Selection of an E. coli mutant (EMFR9) for resistance to growth inhibition by furfural (Miller et al. 2009b) was accompanied by resistance to 5-HMF. Both of these furans are important toxins in acid hydrolysates of hemicellulose (Almeida et al. 2009; Gorsich et al. 2006; Zaldivar et al. 1999). At low concentration, both furans were less toxic to cellular functions in E. coli than the consequences of their metabolism. During catabolism, low Km NADPH-dependent oxidoreductases (YqhD and DkgA) compete with biosynthesis for this key cofactor and inhibit growth (Fig. 5). Genes encoding these enzymes (yqhD and dkgA) were silenced in the furan-resistant mutant. Sensitivity was restored by plasmids encoding the production of either enzyme. Resistance was acquired in the parent by deletion of yqhD.

Fig. 5
figure 5

Proposed mechanism for growth inhibition by furans during ethanol fermentation. Xylose or other sugar is initially catabolized to CO2, acetaldehyde, and low levels of other intermediates. Energy is conserved in the form of ATP. NADH serves as the dominant electron carrier, and is regenerated during fermentation by the reduction of acetaldehyde to ethanol. Small amounts of NADPH are produced for essential biosynthetic reactions by genes such as those listed. NADP+ and ADP are regenerated during biosynthesis (and maintenance). Two oxidoreductases (YqhD and DkgA) with low apparent Km values for NADPH are proposed to inhibit biosynthesis and growth by depleting the supply of NADPH

Cells are quite limited in their ability to produce NADPH during fermentative growth on xylose. The most likely source of NADPH under these conditions would be the transhydrogenases (sthA and pntAB). Plasmid expression of pntAB was found to increase resistance to both furfural (Miller et al. 2009a, b) and 5-HMF. A small amount of NADPH would be produced by isocitrate dehydrogenase (icd) during 2-ketoglutarate biosynthesis. Additional NADPH could be produced during gluconeogenesis using malic enzyme (maeB) and by the pentose phosphate pathway (glucose dehydrogenase, gnd; glucose 6-phosphate dehydrogenase, zwf).

The effects of 5-HMF and furfural may not be identical, however. Growth inhibition by these compounds differed in the presence of supplemental cysteine.
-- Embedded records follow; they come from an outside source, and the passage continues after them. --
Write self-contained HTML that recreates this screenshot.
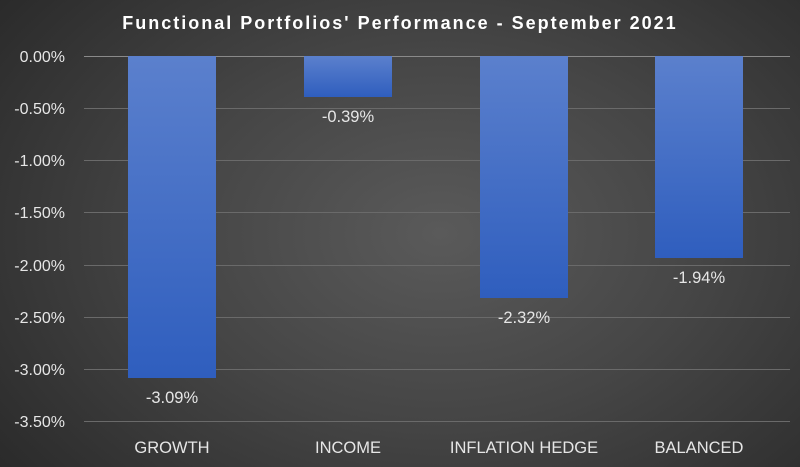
<!DOCTYPE html>
<html><head><style>
html,body{margin:0;padding:0}
body{width:800px;height:467px;overflow:hidden;background:radial-gradient(ellipse 75% 90% at 55% 50%,#5a5a5a 0%,#454545 45%,#262626 100%);font-family:Calibri,"Liberation Sans",sans-serif;}
</style></head><body>
<svg width="800" height="467" xmlns="http://www.w3.org/2000/svg" style="position:absolute;left:0;top:0">
<defs><linearGradient id="g" x1="0" y1="0" x2="0" y2="1"><stop offset="0" stop-color="#5b80cd"/><stop offset="1" stop-color="#2f5ebe"/></linearGradient></defs>
<text x="400" y="29" text-anchor="middle" font-family="Liberation Sans,sans-serif" font-weight="bold" font-size="18" letter-spacing="2" fill="#fff">Functional  Portfolios' Performance - September 2021</text>
<g stroke="#6a6a6a" stroke-width="1">
<line x1="84" x2="790" y1="56.5" y2="56.5" stroke="#8a8a8a"/>
<line x1="84" x2="790" y1="108.5" y2="108.5"/>
<line x1="84" x2="790" y1="160.5" y2="160.5"/>
<line x1="84" x2="790" y1="212.5" y2="212.5"/>
<line x1="84" x2="790" y1="265.5" y2="265.5"/>
<line x1="84" x2="790" y1="317.5" y2="317.5"/>
<line x1="84" x2="790" y1="369.5" y2="369.5"/>
<line x1="84" x2="790" y1="421.5" y2="421.5"/>
</g>
<g font-family="Liberation Sans,sans-serif" font-size="16" fill="#e6e6e6" text-anchor="end">
<text x="65" y="62">0.00%</text><text x="65" y="114">-0.50%</text><text x="65" y="166">-1.00%</text><text x="65" y="218">-1.50%</text><text x="65" y="271">-2.00%</text><text x="65" y="323">-2.50%</text><text x="65" y="375">-3.00%</text><text x="65" y="427">-3.50%</text>
</g>
<rect x="128" y="56" width="88" height="322" fill="url(#g)"/>
<rect x="304" y="56" width="88" height="41" fill="url(#g)"/>
<rect x="480" y="56" width="88" height="242" fill="url(#g)"/>
<rect x="655" y="56" width="88" height="202" fill="url(#g)"/>
<g font-family="Liberation Sans,sans-serif" font-size="16.5" fill="#e6e6e6" text-anchor="middle">
<text x="172" y="403">-3.09%</text><text x="348" y="122">-0.39%</text><text x="524" y="323">-2.32%</text><text x="699" y="283">-1.94%</text>
<text x="172" y="453">GROWTH</text><text x="348" y="453">INCOME</text><text x="524" y="453">INFLATION HEDGE</text><text x="699" y="453">BALANCED</text>
</g>
</svg>
</body></html>
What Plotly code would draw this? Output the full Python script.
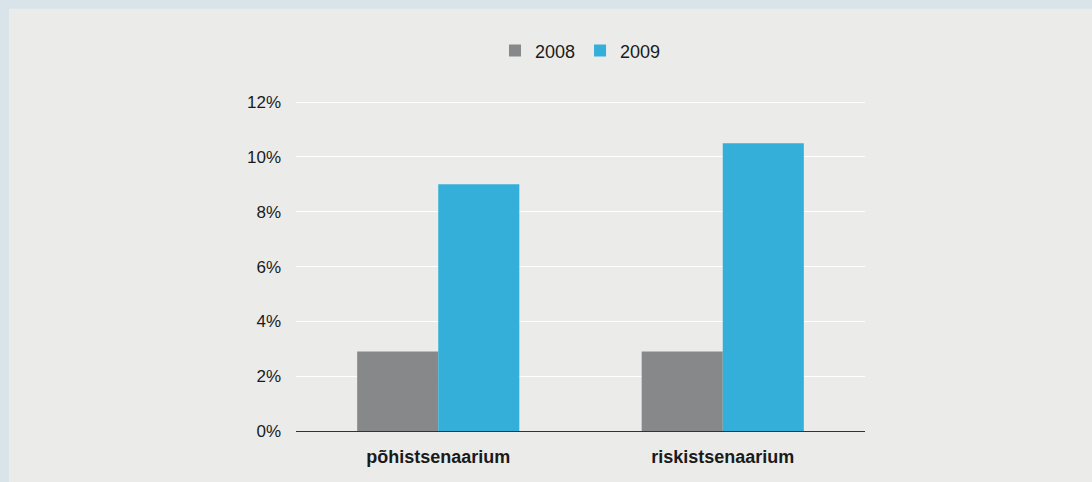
import plotly.graph_objects as go

categories = ["põhistsenaarium", "riskistsenaarium"]
series_names = ["2008", "2009"]
values_2008 = [2.9, 2.9]
values_2009 = [9.0, 10.5]
y_ticks = [0, 2, 4, 6, 8, 10, 12]
y_ticklabels = ["0%", "2%", "4%", "6%", "8%", "10%", "12%"]

W, H = 1092, 482
L, R, T, B = 296, 227, 102, 51
pw, ph = W - L - R, H - T - B

def px_x(px):
    return (px - L) / pw

def px_y(py):
    return (H - B - py) / ph

fig = go.Figure()
fig.add_trace(go.Bar(name=series_names[0], x=categories, y=values_2008,
                     marker=dict(color="#878889", line=dict(width=0))))
fig.add_trace(go.Bar(name=series_names[1], x=categories, y=values_2009,
                     marker=dict(color="#33afd9", line=dict(width=0))))

border = "#d8e3ea"
shapes = [
    dict(type="rect", xref="paper", yref="paper", layer="below",
         x0=px_x(0), x1=px_x(W), y0=px_y(10), y1=px_y(0),
         fillcolor=border, line=dict(width=0)),
    dict(type="rect", xref="paper", yref="paper", layer="below",
         x0=px_x(0), x1=px_x(9), y0=px_y(H), y1=px_y(0),
         fillcolor=border, line=dict(width=0)),
]

fig.update_layout(
    width=W, height=H,
    margin=dict(l=L, r=R, t=T - 1, b=B, pad=0),
    paper_bgcolor="#ebecea",
    plot_bgcolor="rgba(0,0,0,0)",
    barmode="group",
    bargap=0.43,
    bargroupgap=0,
    font=dict(family="Liberation Sans, Arial, sans-serif", size=17, color="#1a1a1a"),
    showlegend=True,
    legend=dict(orientation="h", x=0.5, xanchor="center", y=px_y(52), yanchor="middle",
                font=dict(size=18), bgcolor="rgba(0,0,0,0)", traceorder="normal",
                itemwidth=30),
    shapes=shapes,
    xaxis=dict(showline=True, linecolor="#333333", linewidth=1, showgrid=False,
               ticks="", ticklabelstandoff=9,
               tickfont=dict(size=18, weight="bold", color="#1a1a1a"),
               fixedrange=True),
    yaxis=dict(range=[0, 12.04], tickmode="array", tickvals=y_ticks, ticktext=y_ticklabels,
               showgrid=True, gridcolor="#ffffff", gridwidth=1,
               zeroline=False, showline=False, ticks="", ticklabelstandoff=14,
               tickfont=dict(size=17, color="#1a1a1a"), fixedrange=True),
)

fig.write_html("out.html")
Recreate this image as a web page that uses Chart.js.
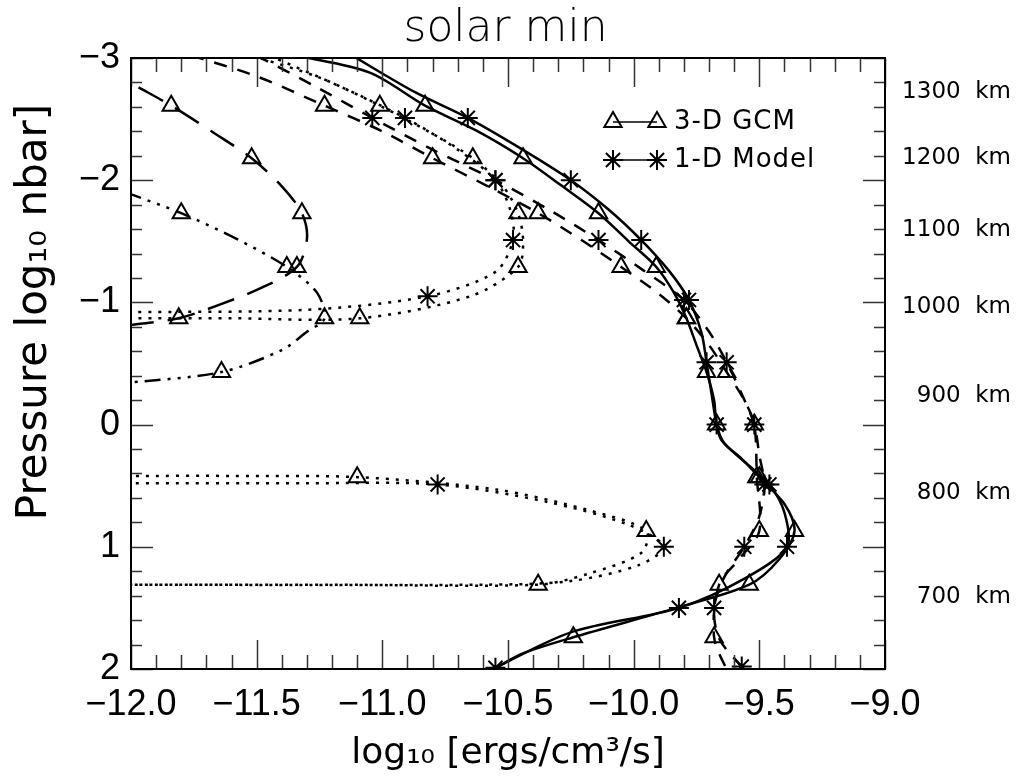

Sulfur assimilation and cysteine have a high requirement for NADPH. Addition of low levels of cysteine increased the MIC of furfural, presumably by sparing NADPH for other biosynthetic functions (Miller et al. 2009a). Unlike furfural, cysteine addition provided a very limited benefit for 5-HMF tolerance. Thus it is likely that both 5-HMF and furfural have additional inhibitory actions that are not shared.